Friday, May 29, 2009

Marley and Me, John Grogan

Lorena Pugh, Yellow Yearning
(May 28) I came to this really late -- I had heard so much about it that it became one of those books you feel like you've already read before you even open it, and from the reports everywhere I was a little afraid of its being soppy and sentimental, a kind of Chicken Soup for the Dog Lover's Soul.

But my mom had a copy and wanted to pass it on. She said, "Oh, read it, it's cute."

Well, it is cute, and I was pleasantly surprised that it was not too soppy and sentimental. In fact, I'm scratching my head about the reports of how people cried over it and also about how quickly it was made into a big Hollywood movie.

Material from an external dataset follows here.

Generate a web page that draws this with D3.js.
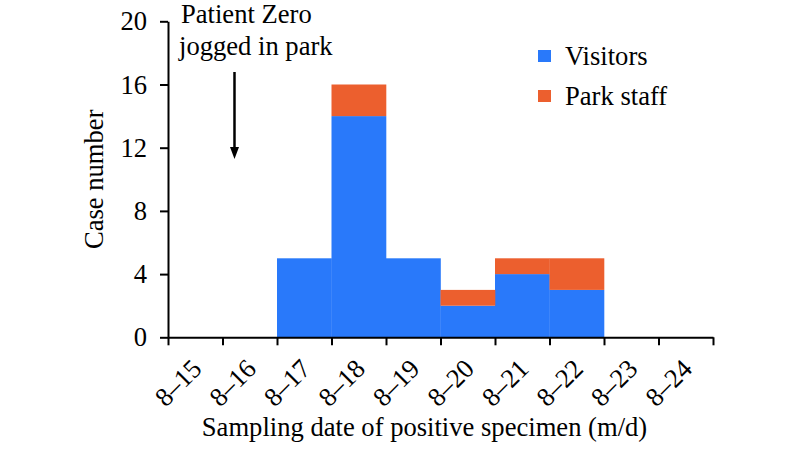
<!DOCTYPE html>
<html>
<head>
<meta charset="utf-8">
<script src="https://cdn.jsdelivr.net/npm/d3@7"></script>
<style>
  html, body { margin: 0; padding: 0; background: #fff; }
  svg { display: block; }
  svg text { font-family: "Liberation Serif", Tinos, "Times New Roman", Times, "DejaVu Serif", serif; }
</style>
</head>
<body>
<svg id="chart" width="794" height="449"></svg>
<script>
const categories = ["8\u201315","8\u201316","8\u201317","8\u201318","8\u201319","8\u201320","8\u201321","8\u201322","8\u201323","8\u201324"];
const visitors   = [0, 0, 5, 14, 5, 2, 4, 3, 0, 0];
const parkStaff  = [0, 0, 0, 2, 0, 1, 1, 2, 0, 0];
const seriesNames = ["Visitors", "Park staff"];
const seriesColors = ["#2979FA", "#EC5F2E"];
const yTicks = [0, 4, 8, 12, 16, 20];
const yTitle = "Case number";
const xTitle = "Sampling date of positive specimen (m/d)";
const annotation = ["Patient Zero", "jogged in park"];
const annotationDay = 1.22; // position along x, in day units

const svg = d3.select("#chart");
const mLeft = 168, mRight = 713, mTop = 21.3, mBottom = 337.3;
const FS = 26.6;
const FF = '"Liberation Serif", Tinos, "Times New Roman", Times, "DejaVu Serif", serif';

const rows = categories.map((c, i) => ({cat: c, "Visitors": visitors[i], "Park staff": parkStaff[i]}));
const stacked = d3.stack().keys(seriesNames)(rows);

const x = d3.scaleBand().domain(categories).range([mLeft, mRight]).padding(0);
const xEdge = d3.scaleLinear().domain([0, categories.length]).range([mLeft, mRight]);
const y = d3.scaleLinear().domain([0, 20]).range([mBottom, mTop]);

// bars
stacked.forEach((s, si) => {
  svg.append("g").attr("fill", seriesColors[si])
    .selectAll("rect").data(s).join("rect")
    .attr("x", d => x(d.data.cat))
    .attr("width", x.bandwidth() + 0.3)
    .attr("y", d => y(d[1]))
    .attr("height", d => y(d[0]) - y(d[1]));
});

// y axis
const yAxis = svg.append("g").attr("transform", `translate(${mLeft},0)`)
  .call(d3.axisLeft(y).tickValues(yTicks).tickSize(8).tickPadding(13).tickSizeOuter(0));
yAxis.attr("font-family", FF).attr("font-size", FS);
yAxis.select(".domain").attr("stroke", "#000").attr("stroke-width", 2);
yAxis.selectAll(".tick line").attr("stroke", "#000").attr("stroke-width", 2);
yAxis.selectAll(".tick text").attr("fill", "#000");

// x axis (ticks at band edges)
const xAxis = svg.append("g").attr("transform", `translate(0,${mBottom})`)
  .call(d3.axisBottom(xEdge).tickValues(d3.range(categories.length + 1)).tickSize(8).tickFormat("").tickSizeOuter(0));
xAxis.select(".domain").attr("stroke", "#000").attr("stroke-width", 2);
xAxis.selectAll(".tick line").attr("stroke", "#000").attr("stroke-width", 2);

// x labels
svg.append("g").attr("font-family", FF).selectAll("text").data(categories).join("text")
  .attr("transform", d => `translate(${x(d) + x.bandwidth()/2 + 8},${mBottom + 33}) rotate(-45)`)
  .attr("text-anchor", "end")
  .attr("font-size", FS)
  .attr("fill", "#000")
  .text(d => d);

// axis titles
svg.append("text").attr("font-family", FF)
  .attr("x", (mLeft + mRight) / 2 - 16).attr("y", 436)
  .attr("text-anchor", "middle").attr("font-size", FS).text(xTitle);
svg.append("text").attr("font-family", FF)
  .attr("transform", `translate(103,${(mTop + mBottom) / 2}) rotate(-90)`)
  .attr("text-anchor", "middle").attr("font-size", FS).text(yTitle);

// legend
const lg = svg.append("g").attr("font-family", FF);
seriesNames.forEach((n, i) => {
  const yy = 56 + i * 40;
  lg.append("rect").attr("x", 538).attr("y", yy - 6).attr("width", 13).attr("height", 12).attr("fill", seriesColors[i]);
  lg.append("text").attr("x", 565).attr("y", yy + 9).attr("font-size", FS).text(n);
});

// annotation
const ax = xEdge(annotationDay);
svg.append("text").attr("font-family", FF).attr("x", 181).attr("y", 23).attr("font-size", FS).text(annotation[0]);
svg.append("text").attr("font-family", FF).attr("x", 179).attr("y", 55).attr("font-size", FS).text(annotation[1]);
svg.append("line").attr("x1", ax).attr("x2", ax).attr("y1", 72).attr("y2", 149)
  .attr("stroke", "#000").attr("stroke-width", 2.5);
svg.append("path")
  .attr("d", `M${ax - 4.5},147 L${ax + 4.5},147 L${ax},159 Z`)
  .attr("fill", "#000");
</script>
</body>
</html>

For I didn't feel that I got to know Marley as an individual at all -- he was just a collection of stories about things he destroyed, and they were pretty standard stories, I thought. My dog-nephew Buster was a way more creative thief and destructive force in his lifetime. So, I'm guessing that's what made the book so popular -- people thought of their own dogs, whom they did know and love, and they cried about losing them.

I was also a little creeped out by how often Marley was walloped and allowed to choke himself on a choke chain, and by how matter-of-factly Grogan described coming home time and again to find Marley bleeding from the mouth and paws from having tried to rip an escape hatch through a wall or a metal crate in a panic. I admit I've never owned a 100-pound dog, but... geez.

Sunday, May 17, 2009

The Comfort of Saturdays, Alexander McCall Smith

Samuel John Peploe, Betty
(May 16) More of the wonderful same. It's amazing how addictive this series is, given that nothing really happens in the books.

In this installment, I was surprised that we entered into Jamie's consciousness a few times (we haven't before), and surprised that (1) Jamie is still thinking longingly of Cat and (2) Isabel is still attached to John Liamoor (if only unconsciously).

Monday, May 11, 2009

The Reader, Bernhard Schlink (translated by Carol Brown Janeway)

B.S. Wise, Oedipus and Jocasta
(May 10) It's challenging to review this book since I had such a bizarre experience with it.

There was a lot of hoopla surrounding the movie last year but I kind of avoided interest in the story because it sounded pretty dark. Then the movie won a few Academy Awards this spring and people on BookCel who hadn't read it back when it was a bestseller had taken up the book. Their very positive reviews, and those of people who'd read it years ago, persuaded me to gamely sign on as the eighty-third waiter-in-line at the library.

But when I finally got the book, I realized I had read it before. I just couldn't remember how each act in the play ended -- until I got there and went "oh yeah." I kept thinking that I must have put the book down unfinished at some point when I "first read" it. But I kept recognizing every scene and conversation, every philosophical passage, as I came to them, right till the end.

So that was either the longest sustained episode of déjà vu ever or I read the book many years ago and wasn't impressed enough to remember I'd read it when the movie came out. Is that a kind of review in itself? On the other hand, I was impressed with it this time through. It's really a very thoughtful allegory about guilt, and the love story is weirdly compelling.

I can only imagine that the first time I read it I must have thought it was about first-generation German guilt and must have thought it was being very second- or third-removed about it all. And I bet I didn't appreciate the abstract philosophizing and probably just rushed through those bits. Maybe I thought The Reader couldn't hold a candle to the most traumatizing book about the Holocaust I ever read -- Anya, by Susan Fromberg Schaeffer.

But this time through I realized it was about second-generation guilt -- a whole different kind of psychological morass, and an absorbing one. I also appreciated the author's musings on his experience much more keenly than I must have originally. How awfully afloat one must feel to be the offspring of the most vilified generation in history. But then if that generation was collectively a Hanna, is it fair to vilify?

This whole interaction was further complicated by the fact that The Reader is a book about reading, and I'm a reader who normally doesn't like to re-read books. Also, it is a translation, which I always think of as the reading equivalent of washing your hands while wearing gloves. Strange bedfellows, The Reader and I.